The Role of the Clergy
The grapevine suggests that some query may exist over the role of clergy in church life in the new system, so it may be worth giving some space to clarify. In the Rectorial Benefice system, there exists a Rector (Ministry Area Leader), who holds the incumbency, but not by him- or herself; Vicars, who by right (not delegation) share in the Rector’s incumbency; and NSMs, who are licensed to the MA. As the MA will be, legally, one large parish, this means that all of the clergy are licensed to the whole ministry area; we will no longer be licensed to exclusively one church.
That said, long experience, backed by solid research, suggests that churches thrive best when they know who “their” priest is. Although the language of “focal ministry” is not as much in favour as in previous years, the principle still stands. To be sure: it will be of value for each of our parishes to know and engage with all the MA clergy in appropriate ways. But, for avoidance of doubt, be assured that “your” priest and his or her ministry will not be taken away; he or she will continue to be the point of first contact and guiding leader and pastor at the local church level.

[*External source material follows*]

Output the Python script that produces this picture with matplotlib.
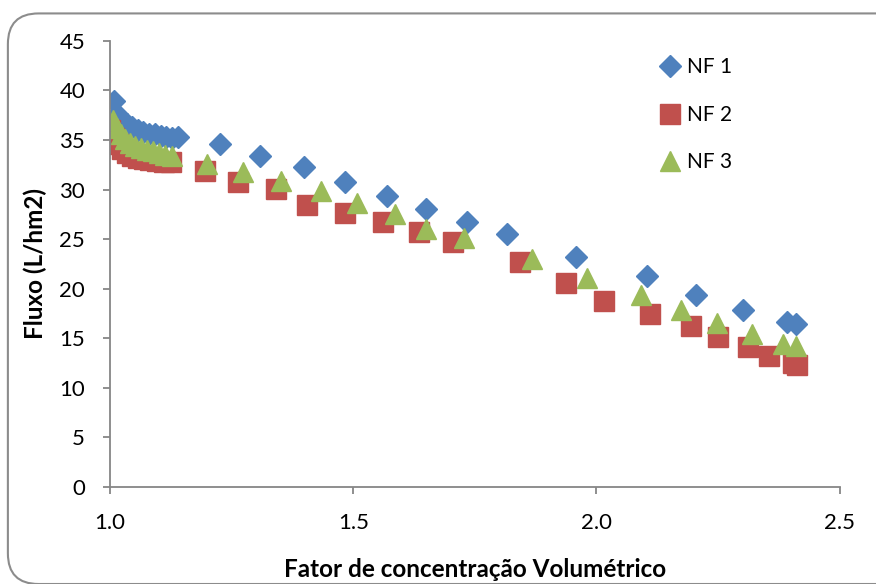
import matplotlib.pyplot as plt
from matplotlib.patches import FancyBboxPatch

plt.rcParams['font.family'] = ['Lato', 'DejaVu Sans']

# Fator de concentracao volumetrico (FCV) e fluxo de permeado para cada ensaio
fcv_nf1 = [1.008, 1.015, 1.025, 1.035, 1.045, 1.057, 1.068, 1.080, 1.092, 1.104,
           1.116, 1.128, 1.140, 1.226, 1.308, 1.398, 1.482, 1.570, 1.650, 1.733,
           1.815, 1.958, 2.104, 2.204, 2.302, 2.392, 2.411]
fluxo_nf1 = [38.9, 37.6, 37.0, 36.6, 36.3, 36.0, 35.8, 35.6, 35.6, 35.4,
             35.3, 35.2, 35.3, 34.6, 33.4, 32.3, 30.8, 29.4, 28.0, 26.7,
             25.5, 23.2, 21.3, 19.4, 17.9, 16.6, 16.4]

fcv_nf2 = [1.000, 1.008, 1.016, 1.025, 1.035, 1.046, 1.058, 1.070, 1.083, 1.097,
           1.111, 1.125, 1.195, 1.264, 1.341, 1.404, 1.483, 1.561, 1.635, 1.706,
           1.843, 1.938, 2.016, 2.111, 2.195, 2.250, 2.312, 2.355, 2.403, 2.413]
fluxo_nf2 = [36.0, 35.2, 34.6, 34.1, 33.7, 33.4, 33.2, 33.1, 33.0, 32.9,
             32.8, 32.8, 31.9, 30.8, 30.1, 28.4, 27.6, 26.7, 25.7, 24.7,
             22.7, 20.6, 18.8, 17.5, 16.2, 15.1, 14.1, 13.2, 12.5, 12.3]

fcv_nf3 = [1.006, 1.014, 1.022, 1.031, 1.041, 1.052, 1.063, 1.075, 1.088, 1.101,
           1.114, 1.127, 1.199, 1.274, 1.352, 1.434, 1.508, 1.585, 1.650, 1.728,
           1.868, 1.981, 2.091, 2.174, 2.248, 2.319, 2.383, 2.411]
fluxo_nf3 = [37.0, 36.2, 35.6, 35.1, 34.7, 34.4, 34.2, 34.0, 33.9, 33.7,
             33.5, 33.4, 32.6, 31.8, 30.9, 29.9, 28.6, 27.5, 26.0, 25.1,
             23.0, 21.1, 19.4, 17.9, 16.5, 15.4, 14.4, 14.2]

x_ticks = [1.0, 1.5, 2.0, 2.5]
y_ticks = [0, 5, 10, 15, 20, 25, 30, 35, 40, 45]

fig = plt.figure(figsize=(8.76, 5.84), dpi=100)

# moldura arredondada da area do grafico
borda = FancyBboxPatch((0.009, 0.0), 1.05, 0.977, boxstyle="round,pad=0,rounding_size=0.035",
                       transform=fig.transFigure, fill=False, edgecolor='#8c8c8c',
                       linewidth=1.5, mutation_aspect=1.5)
fig.patches.append(borda)

ax = fig.add_axes([0.1256, 0.166, 0.833, 0.764])

ax.plot(fcv_nf1, fluxo_nf1, 'D', color='#4F81BD', markersize=11.5, linestyle='none', label='NF 1')
ax.plot(fcv_nf2, fluxo_nf2, 's', color='#C0504D', markersize=14, linestyle='none', label='NF 2')
ax.plot(fcv_nf3, fluxo_nf3, '^', color='#9BBB59', markersize=14.5, linestyle='none', label='NF 3')

ax.set_xlim(1.0, 2.5)
ax.set_ylim(0, 45)
ax.set_xticks(x_ticks)
ax.set_xticklabels(['%.1f' % v for v in x_ticks])
ax.set_yticks(y_ticks)

for s in ['top', 'right']:
    ax.spines[s].set_visible(False)
for s in ['left', 'bottom']:
    ax.spines[s].set_color('#868686')
    ax.spines[s].set_linewidth(1.3)
ax.tick_params(axis='both', colors='#868686', labelcolor='black', labelsize=16,
               length=5, width=1.3, direction='out')
ax.tick_params(axis='x', pad=14)
ax.tick_params(axis='y', pad=13)

ax.set_xlabel('Fator de concentração Volumétrico', fontsize=17.5, fontweight='bold', labelpad=18)
ax.set_ylabel('Fluxo (L/hm2)', fontsize=17.5, fontweight='bold', labelpad=9)

ax.legend(loc='upper right', bbox_to_anchor=(0.878, 1.005), frameon=False, fontsize=15,
          labelspacing=1.32, handlelength=1.0, handletextpad=0.3, numpoints=1)

fig.savefig('out.png', dpi=100)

It is, indeed, that simple.
Our work as clergy at the MA level is collaborative, and we are already working hard to build a strong ethos of regular mutual consultation, consensus-building, and prayer as colleagues. It is to be hoped, on the one hand, that this ethos will spill down to the parishes, as well, in practical ways. On the other hand, your local clergy will continue to chair your LCC, to provide the key Sunday presence in your locality — though invitations to one another’s churches are always welcome! — and to exercise primary pastoral ministry. The MAL wishes to get to know each of these parishes and as many parishioners as possible and will seek opportunities to be available to all — but not at the expense of your own priest’s ability to thrive in ministry in his or her own place. Maindee will still have Fr. Will as parish priest; St. Julian’s, Fr. David; Alway, Fr. Sam; Lliswerry, Rev’d Linda; Caerleon, Rev’d Sue; Christchurch, Fr. Stephen.

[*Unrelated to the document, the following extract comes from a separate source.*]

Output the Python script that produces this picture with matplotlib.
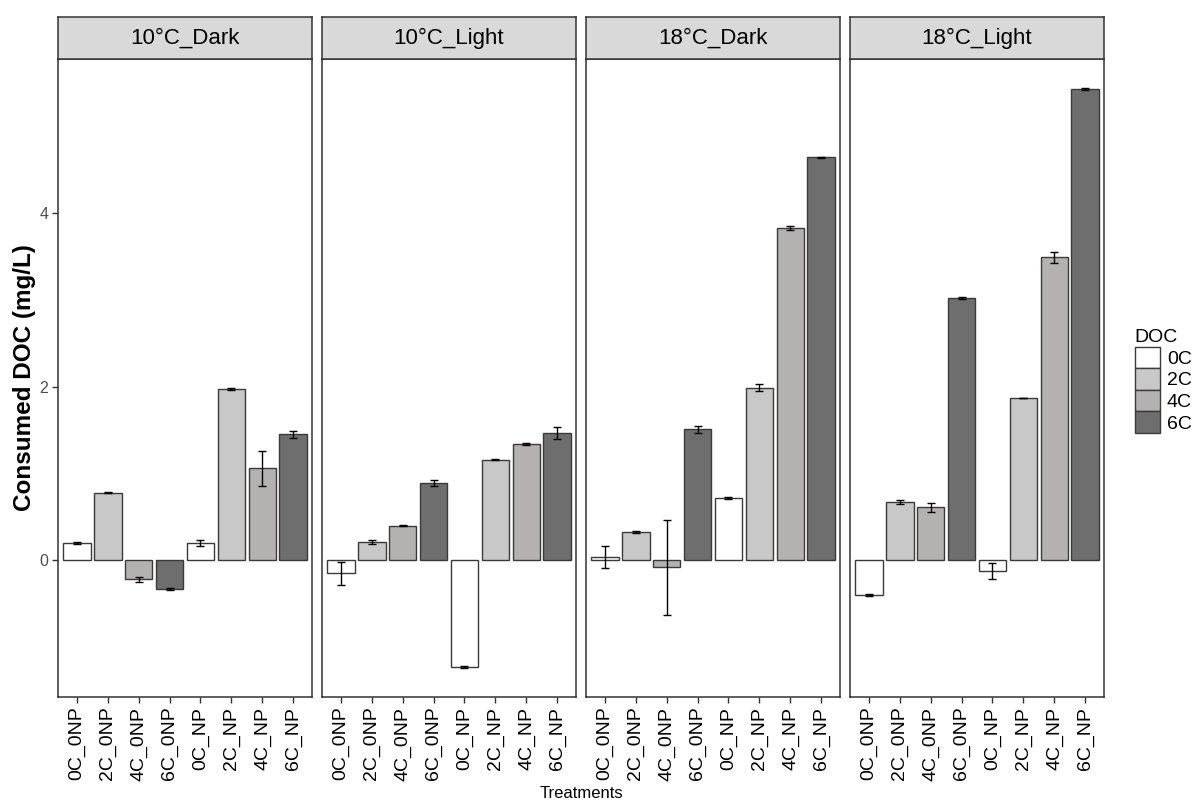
import numpy as np
import matplotlib
matplotlib.use('Agg')
import matplotlib.pyplot as plt
from matplotlib.patches import Patch

plt.rcParams['font.family'] = ['Liberation Sans', 'DejaVu Sans']

# Treatments on the x axis, DOC level of each treatment
treatments = ['0C_0NP', '2C_0NP', '4C_0NP', '6C_0NP', '0C_NP', '2C_NP', '4C_NP', '6C_NP']
doc_group = ['0C', '2C', '4C', '6C', '0C', '2C', '4C', '6C']
panels = ['10°C_Dark', '10°C_Light', '18°C_Dark', '18°C_Light']

# mean consumed DOC (mg/L) and error per panel
dark10 = [0.20, 0.78, -0.22, -0.33, 0.20, 1.97, 1.06, 1.45]
dark10_se = [0.01, 0.01, 0.03, 0.01, 0.03, 0.01, 0.20, 0.04]
light10 = [-0.15, 0.21, 0.40, 0.89, -1.23, 1.16, 1.34, 1.47]
light10_se = [0.13, 0.02, 0.01, 0.03, 0.01, 0.01, 0.01, 0.07]
dark18 = [0.04, 0.33, -0.08, 1.51, 0.72, 1.99, 3.83, 4.64]
dark18_se = [0.13, 0.01, 0.55, 0.04, 0.01, 0.04, 0.02, 0.01]
light18 = [-0.40, 0.67, 0.61, 3.02, -0.12, 1.87, 3.49, 5.43]
light18_se = [0.01, 0.02, 0.05, 0.01, 0.09, 0.005, 0.06, 0.01]

means = [dark10, light10, dark18, light18]
errs = [dark10_se, light10_se, dark18_se, light18_se]

doc_levels = ['0C', '2C', '4C', '6C']
doc_colors = {'0C': '#FFFFFF', '2C': '#C8C8C8', '4C': '#B6B1B1', '6C': '#6E6E6E'}

# y limits like ggplot's 5% expansion
all_lo = min(min(np.array(m) - np.array(e)) for m, e in zip(means, errs))
all_hi = max(max(np.array(m) + np.array(e)) for m, e in zip(means, errs))
pad = 0.05 * (all_hi - all_lo)
ylo, yhi = all_lo - pad, all_hi + pad

W, H = 1197, 802
fig = plt.figure(figsize=(W / 100, H / 100), dpi=100)

lefts = [58, 322, 586, 850]
pw = 254
ptop, pbot = 59, 697
stop = 17
edge = '#333333'
x = np.arange(1, 9)

for i, name in enumerate(panels):
    l = lefts[i]
    ax = fig.add_axes([l / W, 1 - pbot / H, pw / W, (pbot - ptop) / H])
    cols = [doc_colors[g] for g in doc_group]
    ax.bar(x, means[i], width=0.9, color=cols, edgecolor='#3a3a3a', linewidth=1.0, zorder=2)
    ax.errorbar(x, means[i], yerr=errs[i], fmt='none', ecolor='black',
                elinewidth=1.0, capsize=2.6, capthick=1.0, zorder=3)
    ax.set_xlim(0.4, 8.6)
    ax.set_ylim(ylo, yhi)
    ax.set_xticks(x)
    ax.set_xticklabels(treatments, rotation=90, fontsize=14, color='black')
    ax.set_yticks([0, 2, 4])
    if i == 0:
        ax.set_yticklabels(['0', '2', '4'], fontsize=11.5, color='#4D4D4D')
    else:
        ax.tick_params(axis='y', left=False, labelleft=False)
    ax.tick_params(axis='both', length=4, width=1, color='#333333', pad=3)
    for s in ax.spines.values():
        s.set_color(edge)
        s.set_linewidth(1.1)

    sax = fig.add_axes([l / W, 1 - ptop / H, pw / W, (ptop - stop) / H])
    sax.set_facecolor('#D9D9D9')
    sax.set_xticks([])
    sax.set_yticks([])
    for s in sax.spines.values():
        s.set_color(edge)
        s.set_linewidth(1.1)
    sax.text(0.5, 0.5, name, ha='center', va='center', fontsize=16, transform=sax.transAxes)

fig.text(25 / W, 1 - 378 / H, 'Consumed DOC (mg/L)', rotation=90, ha='center', va='center',
         fontsize=17.5, fontweight='bold')
fig.text(581 / W, 1 - 793 / H, 'Treatments', ha='center', va='center', fontsize=12)

handles = [Patch(facecolor=doc_colors[d], edgecolor='#3a3a3a', linewidth=1.0) for d in doc_levels]
leg = fig.legend(handles, doc_levels, title='DOC', loc='center left',
                 bbox_to_anchor=(1127 / W, 1 - 381 / H), frameon=False, fontsize=14,
                 title_fontsize=14, handlelength=1.3, handleheight=1.3,
                 labelspacing=0.02, handletextpad=0.35, borderaxespad=0)
leg._legend_box.align = 'left'

plt.savefig('out.png', dpi=100)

Two of our parishes (St. Julian’s & Alway), it must be noted, have a particular stance on the sacramental ministry of women that will be respected in line with current Anglican norms, and they must be assured of this. In turn, their clergy have set a firm example of respecting +Cherry’s ministry as the ordinary of our diocese and the ministries of our local female colleagues. The modern Anglican approach encourages “mutual flourishing”, and that will be our watchword. We are required to live in communion to the fullest extent possible and to love one another even in the midst of ambiguities.